I found a bar by the railway tracks but didn’t go in. Instead, I walked down to a café built out of stucco, networked with heat cracks, where a bunch of Mexican gandy walkers were eating breakfast. I had one dollar and seven cents in my pocket, enough to order scrambled eggs, a pork sausage patty, fried spuds, and coffee, and to leave a dime tip.

While I sipped coffee, I thumbed through a three-day-old copy of an Albuquerque newspaper. On an inside page was a story about none other than the Greaser. I had read enough stories about the Greaser’s career to last me a lifetime, but in the third paragraph was a statement that was like a thumbtack in the eye. According to the reporter, the Greaser had left Sun Records at least a year ago and had signed a managerial deal with a guy who used to be a carnival barker.

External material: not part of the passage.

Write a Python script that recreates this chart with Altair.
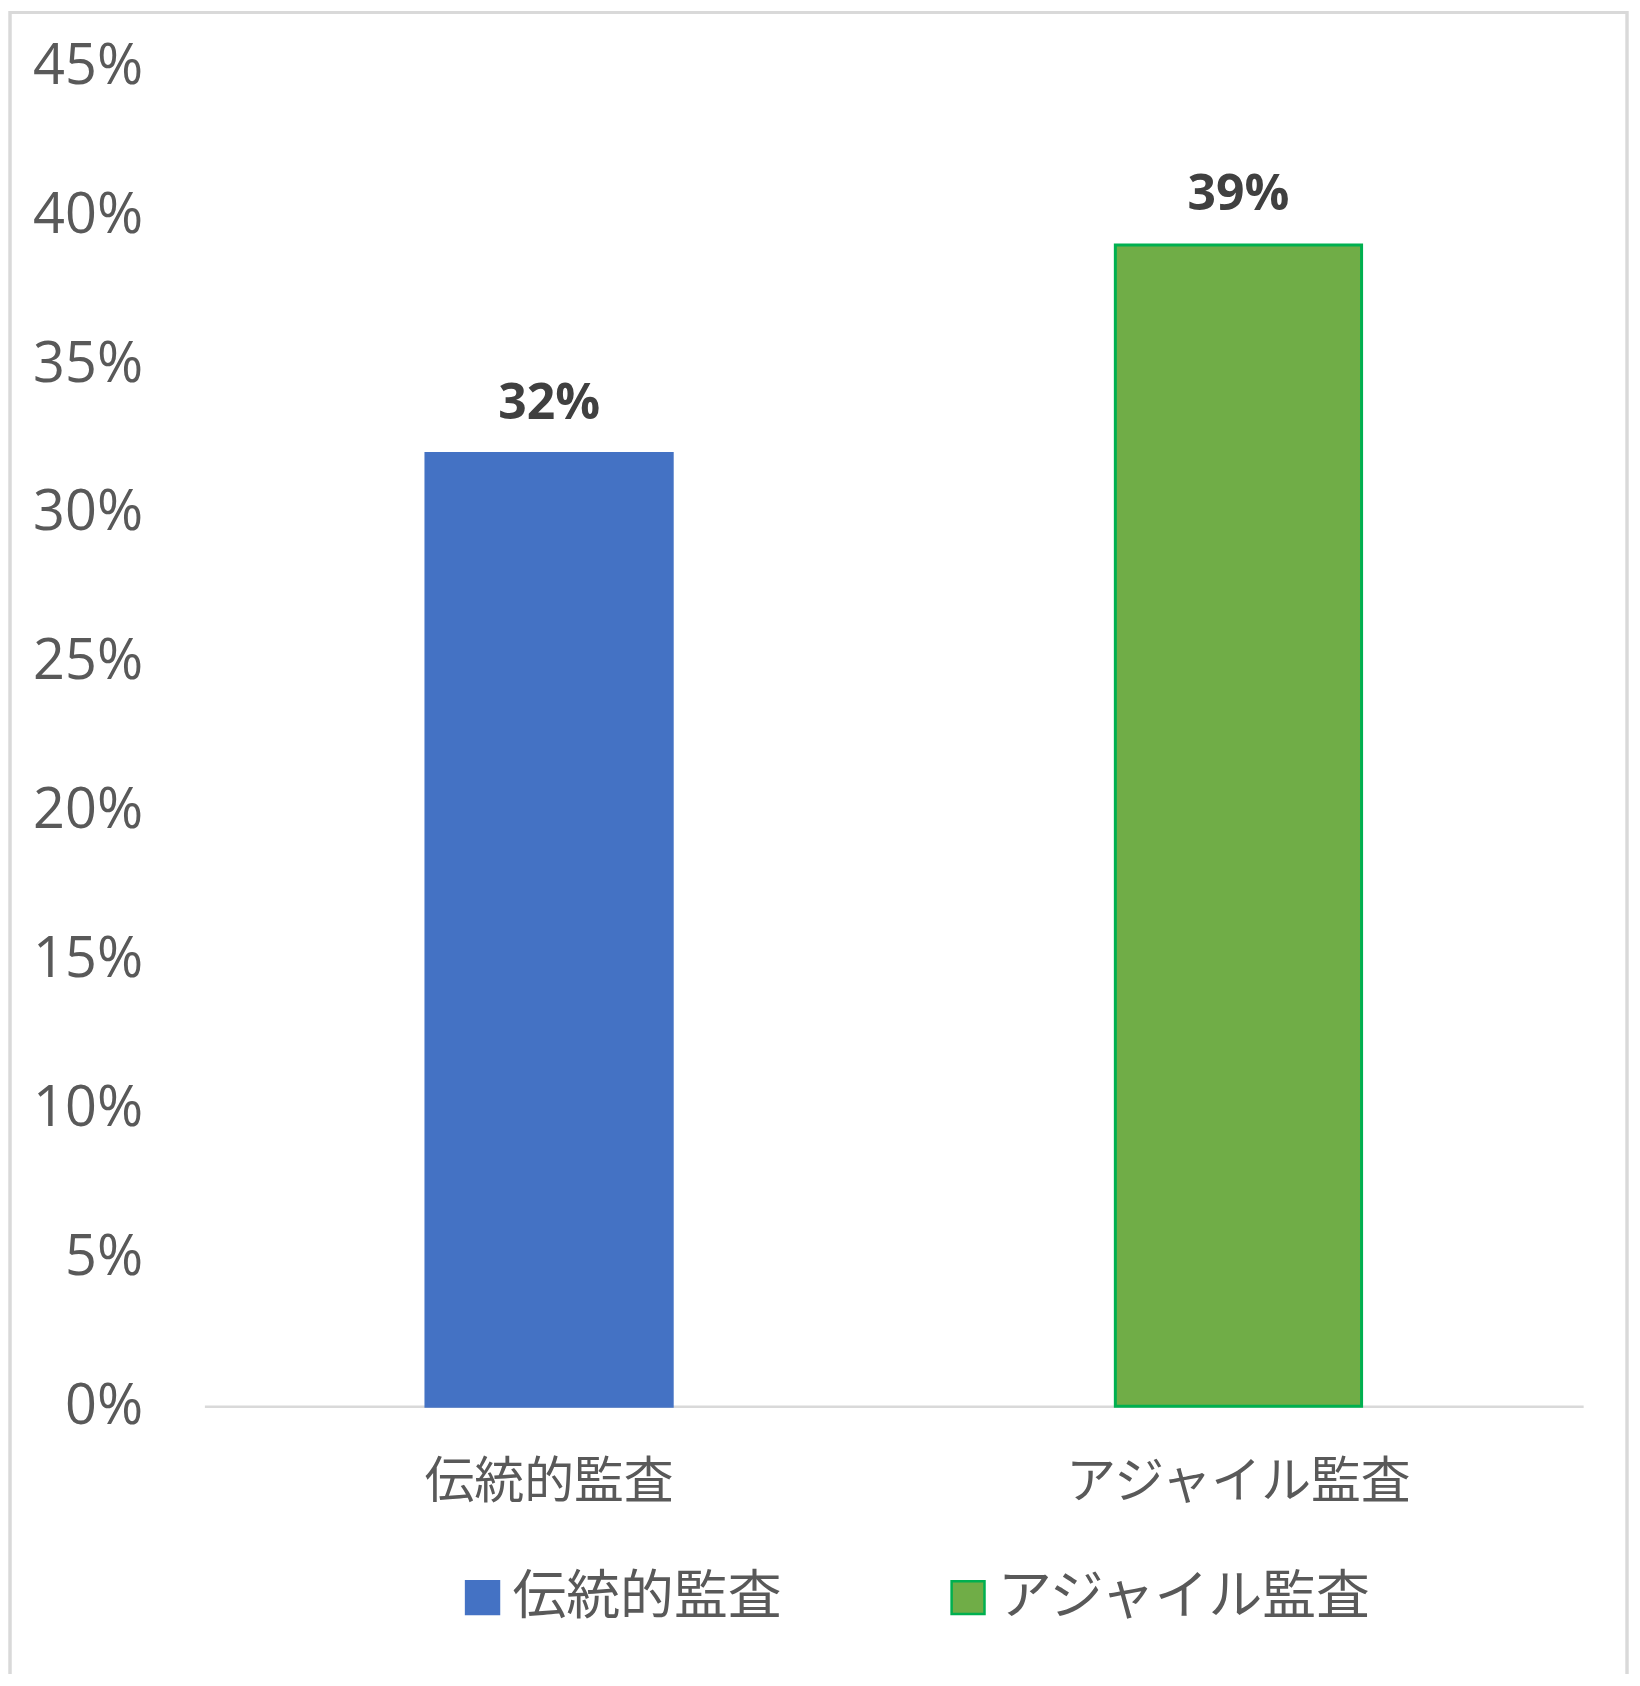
import altair as alt
import pandas as pd

categories = ["伝統的監査", "アジャイル監査"]
values = [0.32, 0.39]
fill_colors = ["#4472C4", "#70AD47"]
stroke_colors = ["#4472C4", "#00B050"]
y_ticks = [0, 0.05, 0.10, 0.15, 0.20, 0.25, 0.30, 0.35, 0.40, 0.45]

df = pd.DataFrame({"cat": categories, "val": values})

x_enc = alt.X("cat:N", sort=categories, title=None,
              scale=alt.Scale(paddingInner=0, paddingOuter=0),
              axis=alt.Axis(labelAngle=0, labelFont="Noto Sans CJK JP", labelFontSize=50,
                            labelColor="#595959", ticks=False, domainColor="#d9d9d9",
                            domainWidth=2.5, labelPadding=52, labelBaseline="top",
                            labelLimit=1000))
y_enc = alt.Y("val:Q", title=None,
              scale=alt.Scale(domain=[0, 0.45], nice=False, zero=True),
              axis=alt.Axis(values=y_ticks, format=".0%", grid=False, domain=False, ticks=False,
                            labelFont="Open Sans", labelFontSize=56, labelColor="#595959",
                            labelPadding=62))

legend = alt.Legend(title=None, orient="none", legendX=252, legendY=1509,
                    direction="horizontal", symbolType="square", symbolSize=1089,
                    symbolStrokeWidth=2.5, labelFont="Noto Sans CJK JP", labelFontSize=54,
                    labelColor="#595959", labelOffset=3, columnPadding=160, labelLimit=1000)

bars = alt.Chart(df).mark_bar(size=247, strokeWidth=3).encode(
    x=x_enc,
    y=y_enc,
    fill=alt.Fill("cat:N", sort=categories,
                  scale=alt.Scale(domain=categories, range=fill_colors), legend=legend),
    stroke=alt.Stroke("cat:N", sort=categories,
                      scale=alt.Scale(domain=categories, range=stroke_colors), legend=legend),
)

labels = alt.Chart(df).mark_text(font="Open Sans", fontWeight="bold", fontSize=50,
                                 color="#404040", baseline="alphabetic", dy=-35).encode(
    x=alt.X("cat:N", sort=categories),
    y=alt.Y("val:Q"),
    text=alt.Text("val:Q", format=".0%"),
)

frame = alt.Chart(df).mark_rect(fill=None, stroke="#d9d9d9", strokeWidth=3).encode(
    x=alt.value(-195), x2=alt.value(1427), y=alt.value(-54), y2=alt.value(1614)
)

chart = alt.layer(frame, bars, labels).properties(
    width=1383, height=1344,
    padding={"left": 197, "top": 56, "right": 49, "bottom": 266},
    autosize=alt.AutoSizeParams(type="none"),
    background="white",
).configure_view(stroke=None)

chart.save("out.html", embed_options={"renderer": "svg", "actions": False})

“You okay, hon?” the waitress said to me. She was a big redheaded woman with upper arms like cured hams, and perfume you could probably smell all the way to Flagstaff.

“Me? I’m fine. Except for the fact I’m probably the dumbest sonofabitch who ever walked into your café,” I said.

“No, that was my ex-husband. There’s some showers for truck drivers in back. It’s on the house,” she said. She winked at me. “Hang around, cowboy.”